Symptoms and signs include the following:
1. Pain on chewing
2. Pain on cold-air application
3. Pain when eating sweets
4. X-ray evidence of the problem is sometimes not present
5. Usually, dental decay is not present.
6. Easy verification of the crack by the dentist when the tooth is prepared for restoration
Treatment of Cracked Teeth
1. Simple Crack: The majority of cracked teeth (estimates are about 9 out of 10) can be treated by placement of a simple crown (cap) on the tooth. When the tooth is prepared for the crown and a temporary restoration is placed, the pain usually leaves within a few days. If this is the case with your tooth, we will place the final crown without a problem on your next appointment. The condition should then be solved.

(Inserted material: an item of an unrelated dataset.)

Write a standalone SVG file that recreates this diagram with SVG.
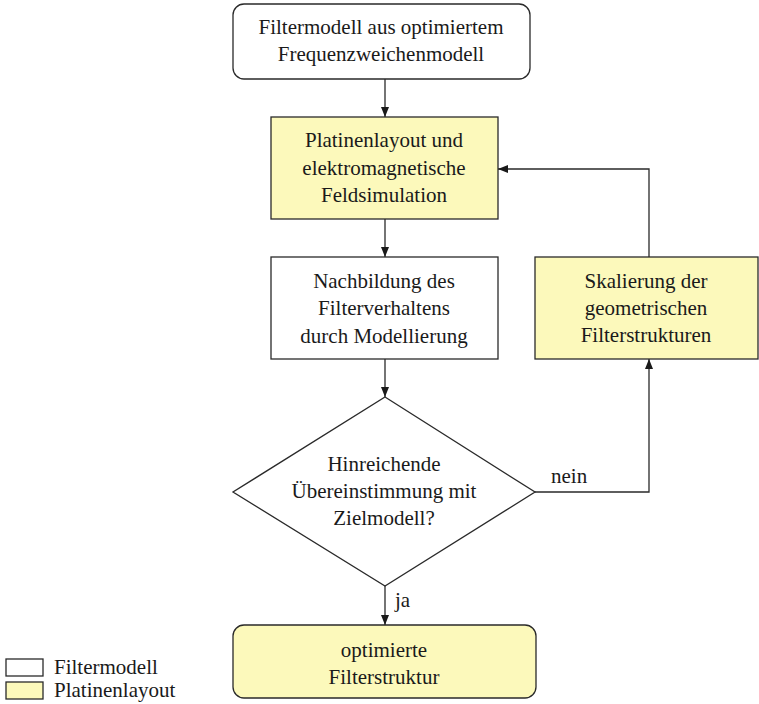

2. Complex Crack: Occasionally, (about 1 in 10) the tooth cracks into the pulp (nerve) of the tooth or deeply below bone. If pain persists after placement of the temporary crown, you may have a crack into the pulp or bone support of the affected tooth. This tooth may require endodontics (root canal therapy) before the crown is placed. This procedure requires about two additional appointments before the crown is placed and is less predictable than simple cracks.
3. Tooth Cracked in Half: Occasionally, a tooth cracks into two separate pieces, requiring removal of the entire tooth, or removal of one of the pieces, root canal therapy, and a crown on the remaining piece.